Bonnard’s love for wild nature is exemplified in La Seine à Vernon, where the greenery of the river’s shore is celebrated in its anarchic beauty, foliage and trees merging into a kaleidoscopic range of hues. Yet, below this apparent spontaneity lies a carefully planned composition. In La Seine à Vernon, the scene is introduced by means of a traditional repoussoir: the trees on the left block part of the landscape, only to better introduce the view of the Seine in the background. There, Bonnard placed a bold streak of orange: depicting the river’s opposite shore, this strip of light enhances the blue of the river, emphasising the sense of depth in the picture.

Bonnard’s concern for striking the right composition in his landscapes is reflected in the fact that he preferred to work on loose canvases, often tacked to the wall, to better enlarge, reduce and crop his composition.

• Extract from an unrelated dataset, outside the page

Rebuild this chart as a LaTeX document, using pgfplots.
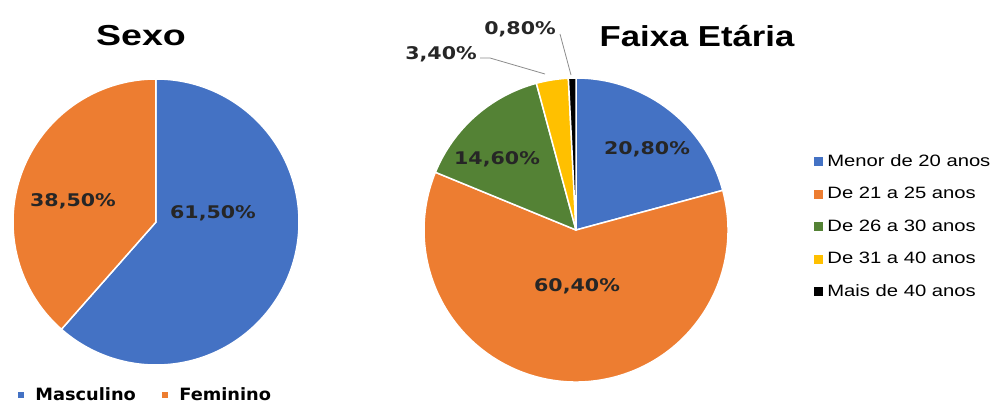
\documentclass[border=0pt]{standalone}
\usepackage{fontspec}
\setmainfont{Liberation Sans}
\newfontfamily\labelfont{DejaVu Sans}
\usepackage{pgfplots}
\usepackage{pgfplotstable}
\pgfplotsset{compat=1.18}

\definecolor{cBlue}{HTML}{4472C4}
\definecolor{cOrange}{HTML}{ED7D31}
\definecolor{cGreen}{HTML}{548235}
\definecolor{cYellow}{HTML}{FFC000}
\definecolor{cBlack}{HTML}{000000}
\definecolor{cLead}{HTML}{8C8C8C}

% percentages, clockwise from 12 o'clock
\pgfplotstableread{
value color
61.5 cBlue
38.5 cOrange
}\sexo
\pgfplotstableread{
value color
20.8 cBlue
60.4 cOrange
14.6 cGreen
3.4  cYellow
0.8  cBlack
}\faixa

% #1 table, #2 #3 centre (axis units = bp), #4 radius in bp
\newcommand\drawpie[4]{%
  \pgfplotstablegetrowsof{#1}%
  \pgfmathtruncatemacro\nrows{\pgfplotsretval-1}%
  \def\curang{90}%
  \pgfplotsforeachungrouped \i in {0,...,\nrows}{%
    \pgfplotstablegetelem{\i}{value}\of{#1}\let\val\pgfplotsretval
    \pgfplotstablegetelem{\i}{color}\of{#1}\let\col\pgfplotsretval
    \pgfmathsetmacro\endang{\curang-3.6*\val}%
    \edef\tmp{\noexpand\filldraw[fill=\col, draw=white, line width=1.5bp, line join=round]
      (axis cs:#2,#3) -- ++(\curang:#4bp)
      arc[start angle=\curang, end angle=\endang, radius=#4bp] -- cycle;}%
    \tmp
    \let\curang\endang
  }%
}

\newcommand\pct[1]{\scalebox{1.18}[1]{\labelfont\bfseries\fontsize{17.5}{18}\selectfont #1}}
\newcommand\ttl[2][1.2]{\scalebox{#1}[1]{\bfseries\fontsize{29}{30}\selectfont #2}}

\pgfplotsset{
  pieaxis/.style={
    hide axis, clip=false, x=1bp, y=1bp,
    xmin=0, xmax=992, ymin=0, ymax=409,
    at={(0,0)}, anchor=south west,
  },
  sq/.style={legend image code/.code={\fill[#1] (0bp,-2.5bp) rectangle (5bp,2.5bp);}},
  sqb/.style={legend image code/.code={\fill[#1] (0bp,-4bp) rectangle (8bp,4bp);}},
}

\begin{document}
\begin{tikzpicture}
\useasboundingbox (0,0) rectangle (992bp,409bp);

% ---- Sexo ----
\begin{axis}[pieaxis,
  legend columns=2,
  legend style={draw=none, fill=none, at={(axis cs:18,14)}, anchor=west,
    inner sep=0pt, outer sep=0pt,
    nodes={inner sep=0pt, anchor=west, font=\labelfont\bfseries\fontsize{17}{18}\selectfont},
    /tikz/every odd column/.append style={column sep=12bp},
    /tikz/every even column/.append style={column sep=26bp}},
]
  \addlegendimage{sq=cBlue}
  \addlegendentry{\scalebox{1.05}[1]{Masculino}}
  \addlegendimage{sq=cOrange}
  \addlegendentry{\scalebox{1.05}[1]{Feminino}}
  \drawpie{\sexo}{156}{187}{143}
  \node at (axis cs:141,373) {\ttl[1.3]{Sexo}};
  \node[text=black!85] at (axis cs:73,208) {\pct{38,50\%}};
  \node[text=black!85] at (axis cs:213,196) {\pct{61,50\%}};
\end{axis}

% ---- Faixa Etaria ----
\begin{axis}[pieaxis,
  legend cell align=left,
  legend style={draw=none, fill=none, at={(axis cs:814,255)}, anchor=north west,
    inner sep=0pt, outer sep=0pt, row sep=17.5bp,
    nodes={inner sep=0pt, text height=12bp, text depth=3bp, anchor=west,
      font=\fontsize{16.5}{17}\selectfont},
    /tikz/every odd column/.append style={column sep=5bp}},
]
  \addlegendimage{sqb=cBlue}
  \addlegendentry{\scalebox{1.23}[1]{Menor de 20 anos}}
  \addlegendimage{sqb=cOrange}
  \addlegendentry{\scalebox{1.23}[1]{De 21 a 25 anos}}
  \addlegendimage{sqb=cGreen}
  \addlegendentry{\scalebox{1.23}[1]{De 26 a 30 anos}}
  \addlegendimage{sqb=cYellow}
  \addlegendentry{\scalebox{1.23}[1]{De 31 a 40 anos}}
  \addlegendimage{sqb=cBlack}
  \addlegendentry{\scalebox{1.23}[1]{Mais de 40 anos}}
  \drawpie{\faixa}{576}{179}{152}
  \node at (axis cs:697,373) {\ttl{Faixa Etária}};
  \node[text=black!85] at (axis cs:647,260) {\pct{20,80\%}};
  \node[text=black!85] at (axis cs:497,250) {\pct{14,60\%}};
  \node[text=black!85] at (axis cs:577,123) {\pct{60,40\%}};
  \node[text=black!85] at (axis cs:441,355) {\pct{3,40\%}};
  \node[text=black!85] at (axis cs:520,380) {\pct{0,80\%}};
  \draw[cLead, line width=0.8bp] (axis cs:480,351) -- (axis cs:490,351) -- (axis cs:545,335);
  \draw[cLead, line width=0.8bp] (axis cs:560,375) -- (axis cs:571,334);
\end{axis}
\end{tikzpicture}
\end{document}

Bonnard explained: ‘working within a set of imposed dimensions seems to me intolerable, as the composition is more or less always cropped or modified by material measurements of the support... This process is useful to me, especially for landscapes. In every landscape there is the need for a certain quantity of sky and land, water and greenery, a dosage of elements that one cannot always establish at the start…’ (Bonnard, quoted in A. Terrasse, Pierre Bonnard, Paris, 1967, p. 127). An example of the profusion of colouristic effects which characterised Bonnard’s painting, La Seine à Vernon illustrates the artist’s ambition to create balanced, subtle compositions which could express the inherent decorative potential of nature.